Tips about designing databases

When you design a database, you can make a series of errors or omissions that, later, can result on many headaches, or you can shelve the use of some useful resources simply because of ignorance of them. In this article I will give you a few tips that can help you to better design and management of your data and applications that manage them, especially if you are a beginner.

Use surrogate keys

All the tables in the database normally have a primary key to uniquely identify each record. Surrogate keys are a numerical, normally auto-increment type (MySQL, SQL Server) or generated by a sequence (Oracle), whose sole function is to serve as primary key of the table.

The advantage of using this type of key is that is not dependent on the restrictions and changes of the data model. A set of fields that initially must have unique values can become, due to some changes in specifications, in an invalid key for the table. In addition, indexes created on a numeric field are faster to consult and take up less space than those created on a set of fields, and the queries are easier to write.

Create a field with the record creation date

When a database process creates records in multiple tables, it is useful to have a field on them indicating the date and time of record creation. This can help us to detect bottlenecks when you have to optimize it.

It can also be useful to have a field with the date of last modification, for example, to automate the updating of data between development and production servers.

Mark the current record in a table with historical data

Sometimes a table keeps records on the status of an entity that may interest us keep to analyze their evolution over time, but only one of them represents the current state. In this type of tables you can use a field to mark this current record, so that you can avoid subqueries of the type:

SELECT * FROM TABLE JOIN (SELECT MAX(KEY), FK, DATA FROM STATUS GROUP BY FK, DATA) SQ ON TABLE.FK = SQ.FK

And substitute it with something like this:

SELECT * FROM TABLE JOIN STATUS ON TABLE.FK = STATUS.FK AND STATUS.CURRENT = 1

Do not duplicate information in multiple tables

Although sometimes it can be tempting to put information in a table that is already contained in another one to simplify some queries, this should never be done because it may result in data inconsistencies. It is preferable to create an index on that field or fields if they are being used as a filter in queries or create a view that present the complete data set in a unified way.

Isolate the data access from the rest of the application

When developing an application that must access to a database, it is convenient to separate the part that directly accesses the database of the rest of the application, using a class library or a specialized framework as EntityFramework. This made easier the task of adapting the application in case that we decide to change the database server or if you want to make an application that is independent of the server used, simply changing the class library.

Always define the foreign key constraints

Although it may be tedious to define a foreign key constraint whenever a table is related with others, they should be always defined, as they guarantee the data integrity. In addition, this facilitates the work with applications for management and development of the database, automating some tasks such as creating diagrams and creating relationships between objects that map the tables.

Always use parameterized queries

When you write a program that use a database, sometimes you can make the mistake of building a query by concatenating the values of the fields you want to use as a filter, for example with the data entered by the user in a TextBox control.
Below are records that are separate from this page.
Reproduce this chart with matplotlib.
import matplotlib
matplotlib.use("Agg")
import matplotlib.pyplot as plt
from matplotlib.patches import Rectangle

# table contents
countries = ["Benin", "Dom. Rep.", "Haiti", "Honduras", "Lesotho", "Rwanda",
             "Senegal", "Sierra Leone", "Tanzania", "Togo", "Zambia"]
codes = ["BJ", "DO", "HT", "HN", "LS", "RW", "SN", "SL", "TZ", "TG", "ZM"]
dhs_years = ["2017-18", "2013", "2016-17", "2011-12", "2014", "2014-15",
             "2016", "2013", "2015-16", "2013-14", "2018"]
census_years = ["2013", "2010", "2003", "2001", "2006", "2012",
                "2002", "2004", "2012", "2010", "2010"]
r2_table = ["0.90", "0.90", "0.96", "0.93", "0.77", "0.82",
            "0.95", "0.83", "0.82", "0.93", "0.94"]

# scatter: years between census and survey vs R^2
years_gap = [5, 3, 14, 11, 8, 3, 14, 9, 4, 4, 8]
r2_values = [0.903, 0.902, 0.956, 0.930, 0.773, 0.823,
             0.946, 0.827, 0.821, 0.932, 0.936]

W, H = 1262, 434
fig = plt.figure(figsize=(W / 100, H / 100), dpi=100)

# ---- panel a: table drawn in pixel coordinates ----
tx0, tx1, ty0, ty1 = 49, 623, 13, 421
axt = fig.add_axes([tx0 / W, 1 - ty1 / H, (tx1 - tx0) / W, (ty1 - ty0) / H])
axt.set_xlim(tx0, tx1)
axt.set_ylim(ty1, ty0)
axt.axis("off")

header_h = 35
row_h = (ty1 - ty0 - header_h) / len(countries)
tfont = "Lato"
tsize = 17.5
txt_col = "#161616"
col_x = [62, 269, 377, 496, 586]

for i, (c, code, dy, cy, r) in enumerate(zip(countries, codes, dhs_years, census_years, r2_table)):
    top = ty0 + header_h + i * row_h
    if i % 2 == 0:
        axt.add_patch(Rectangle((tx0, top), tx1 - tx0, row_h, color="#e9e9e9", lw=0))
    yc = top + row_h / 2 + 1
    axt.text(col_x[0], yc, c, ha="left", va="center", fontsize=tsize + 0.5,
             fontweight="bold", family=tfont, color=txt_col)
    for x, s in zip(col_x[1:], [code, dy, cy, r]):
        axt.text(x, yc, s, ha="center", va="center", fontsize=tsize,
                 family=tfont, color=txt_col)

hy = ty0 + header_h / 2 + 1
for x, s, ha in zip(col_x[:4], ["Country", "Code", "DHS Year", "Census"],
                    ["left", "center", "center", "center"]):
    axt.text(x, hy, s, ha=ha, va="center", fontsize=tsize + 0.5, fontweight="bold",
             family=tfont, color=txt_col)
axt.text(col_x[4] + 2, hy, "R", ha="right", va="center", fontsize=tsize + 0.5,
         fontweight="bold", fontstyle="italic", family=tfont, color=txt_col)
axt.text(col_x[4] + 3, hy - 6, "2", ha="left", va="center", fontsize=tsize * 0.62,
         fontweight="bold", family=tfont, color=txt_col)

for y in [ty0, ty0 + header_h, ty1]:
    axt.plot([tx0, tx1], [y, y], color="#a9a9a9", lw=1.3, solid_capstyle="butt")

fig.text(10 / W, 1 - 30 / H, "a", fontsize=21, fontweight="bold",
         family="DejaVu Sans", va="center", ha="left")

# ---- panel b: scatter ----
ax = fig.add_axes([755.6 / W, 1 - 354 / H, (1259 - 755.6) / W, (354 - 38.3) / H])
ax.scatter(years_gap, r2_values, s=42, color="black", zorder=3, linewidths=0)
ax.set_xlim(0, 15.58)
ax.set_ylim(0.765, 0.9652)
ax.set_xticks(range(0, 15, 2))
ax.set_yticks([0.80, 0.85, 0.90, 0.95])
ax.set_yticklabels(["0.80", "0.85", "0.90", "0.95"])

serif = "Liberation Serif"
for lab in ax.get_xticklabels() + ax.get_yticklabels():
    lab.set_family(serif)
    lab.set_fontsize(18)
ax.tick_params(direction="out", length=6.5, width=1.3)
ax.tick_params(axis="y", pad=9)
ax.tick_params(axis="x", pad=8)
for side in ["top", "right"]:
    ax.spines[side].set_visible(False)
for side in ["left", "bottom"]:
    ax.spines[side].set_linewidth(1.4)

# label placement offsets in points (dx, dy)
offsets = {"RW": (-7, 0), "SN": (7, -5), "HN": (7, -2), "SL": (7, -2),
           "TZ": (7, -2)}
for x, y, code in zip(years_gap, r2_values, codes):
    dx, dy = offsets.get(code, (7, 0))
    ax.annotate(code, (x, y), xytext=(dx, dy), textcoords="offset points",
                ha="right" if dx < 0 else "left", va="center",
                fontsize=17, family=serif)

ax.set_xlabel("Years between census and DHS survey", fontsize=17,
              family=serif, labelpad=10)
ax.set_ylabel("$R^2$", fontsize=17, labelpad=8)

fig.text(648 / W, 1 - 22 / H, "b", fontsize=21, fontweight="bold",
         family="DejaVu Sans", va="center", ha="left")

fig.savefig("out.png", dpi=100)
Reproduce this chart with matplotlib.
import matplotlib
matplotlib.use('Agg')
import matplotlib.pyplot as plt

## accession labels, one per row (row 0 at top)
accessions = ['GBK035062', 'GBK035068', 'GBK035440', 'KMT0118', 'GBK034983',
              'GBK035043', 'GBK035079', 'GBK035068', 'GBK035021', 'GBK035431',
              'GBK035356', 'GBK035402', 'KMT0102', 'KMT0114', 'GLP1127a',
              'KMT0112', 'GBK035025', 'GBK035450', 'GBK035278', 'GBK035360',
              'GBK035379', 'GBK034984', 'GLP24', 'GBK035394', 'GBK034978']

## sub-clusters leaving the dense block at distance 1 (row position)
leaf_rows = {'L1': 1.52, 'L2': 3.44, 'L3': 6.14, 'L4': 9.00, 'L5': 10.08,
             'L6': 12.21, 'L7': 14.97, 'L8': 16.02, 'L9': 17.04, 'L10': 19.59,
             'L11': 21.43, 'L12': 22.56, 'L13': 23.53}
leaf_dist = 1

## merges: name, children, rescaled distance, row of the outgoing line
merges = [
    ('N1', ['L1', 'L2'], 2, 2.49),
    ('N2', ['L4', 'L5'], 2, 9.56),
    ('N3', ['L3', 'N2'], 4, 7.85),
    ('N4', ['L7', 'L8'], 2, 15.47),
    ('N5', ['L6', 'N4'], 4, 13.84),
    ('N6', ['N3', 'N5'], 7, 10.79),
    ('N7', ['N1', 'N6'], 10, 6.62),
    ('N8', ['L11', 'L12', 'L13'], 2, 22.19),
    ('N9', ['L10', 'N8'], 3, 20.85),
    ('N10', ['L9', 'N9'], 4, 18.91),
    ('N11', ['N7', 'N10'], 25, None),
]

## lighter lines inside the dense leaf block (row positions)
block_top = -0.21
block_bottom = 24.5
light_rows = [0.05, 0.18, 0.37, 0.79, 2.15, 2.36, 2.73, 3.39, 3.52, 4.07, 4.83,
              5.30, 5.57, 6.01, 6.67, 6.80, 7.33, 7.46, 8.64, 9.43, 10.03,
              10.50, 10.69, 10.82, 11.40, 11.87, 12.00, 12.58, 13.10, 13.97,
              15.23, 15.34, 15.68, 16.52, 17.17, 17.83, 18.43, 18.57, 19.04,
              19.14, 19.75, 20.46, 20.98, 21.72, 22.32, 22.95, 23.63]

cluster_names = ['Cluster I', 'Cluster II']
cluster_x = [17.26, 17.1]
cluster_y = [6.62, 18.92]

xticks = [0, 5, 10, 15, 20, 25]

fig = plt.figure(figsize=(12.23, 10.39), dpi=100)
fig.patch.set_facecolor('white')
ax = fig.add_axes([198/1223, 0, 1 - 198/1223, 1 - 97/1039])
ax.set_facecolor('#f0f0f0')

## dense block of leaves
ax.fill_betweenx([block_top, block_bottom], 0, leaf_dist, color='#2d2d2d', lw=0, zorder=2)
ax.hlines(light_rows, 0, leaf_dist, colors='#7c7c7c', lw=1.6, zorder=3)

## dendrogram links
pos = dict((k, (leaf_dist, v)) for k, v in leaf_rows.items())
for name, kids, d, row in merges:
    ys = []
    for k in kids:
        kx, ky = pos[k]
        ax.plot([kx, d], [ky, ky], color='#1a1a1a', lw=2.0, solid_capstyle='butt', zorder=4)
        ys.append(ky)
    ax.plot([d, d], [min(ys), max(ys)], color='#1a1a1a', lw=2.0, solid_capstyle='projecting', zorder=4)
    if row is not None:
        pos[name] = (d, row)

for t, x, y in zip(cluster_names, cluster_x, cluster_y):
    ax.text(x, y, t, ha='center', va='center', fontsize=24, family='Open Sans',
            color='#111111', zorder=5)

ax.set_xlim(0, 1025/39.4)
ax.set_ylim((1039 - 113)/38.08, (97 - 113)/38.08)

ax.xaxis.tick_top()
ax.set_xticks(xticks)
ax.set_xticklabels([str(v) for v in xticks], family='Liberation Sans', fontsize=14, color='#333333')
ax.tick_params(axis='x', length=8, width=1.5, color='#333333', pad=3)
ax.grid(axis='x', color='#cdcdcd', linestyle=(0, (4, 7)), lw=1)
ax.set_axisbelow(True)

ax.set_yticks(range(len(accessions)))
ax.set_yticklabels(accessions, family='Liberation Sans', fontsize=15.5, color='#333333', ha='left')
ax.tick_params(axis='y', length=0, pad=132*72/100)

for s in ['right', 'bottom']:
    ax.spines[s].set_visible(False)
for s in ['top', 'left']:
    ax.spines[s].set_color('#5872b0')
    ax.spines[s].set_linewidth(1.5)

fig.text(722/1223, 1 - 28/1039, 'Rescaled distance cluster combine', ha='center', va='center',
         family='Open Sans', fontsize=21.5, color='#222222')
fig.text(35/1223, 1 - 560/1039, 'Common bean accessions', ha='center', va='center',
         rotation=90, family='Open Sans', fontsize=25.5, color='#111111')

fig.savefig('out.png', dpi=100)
This should never be done for two main reasons: firstly, if you launch a query constructed in this way, each time it will look different for the database engine, which must analyze it each time and cannot store it in the cache, so that the application performance will be affected.

The other reason is related with security. There is a type of attack, known as SQL injection, in which a malicious user can enter as a value something like this:

(DELETE FROM TABLE)

If you concatenate this into a SQL statement, it will become:

SELECT * FROM TABLE WHERE FIELD = (DELETE FROM TABLE)

With foreseeable consequences. To avoid this, you should use always parameterized queries, and pass the values entered by the user in these parameters. It is more efficient and safer.

Know and use the server catalog

The database servers have some views, tables and stored procedures that constitute the catalog, where all information about objects from different databases, names and fields of tables and views are stored, their data types, etc. This information is very useful when you develop maintenance tools or scripts. SQL Server and MySQL have a very similar catalog, while Oracle provides views totally different.

Use views or stored procedures for complex queries

Complex queries that run often are best implemented through a view or stored procedure. This will prevent to have to adjust your data access application whenever you have to modify the query. Think that the more complex is a query, the more likely it is that you have to change something at some point.

When you can, always implement asynchronous data access

There is nothing more frustrating to a user of a program that to have to wait for the results of a long query that has launched to continue working. When queries can be costly in time, it is always better to perform the query in the background, so that the user can continue with other tasks until the results are returned.

I hope that these tips can help you to develop better data access tools, which is essential in order to be considered a good programmer.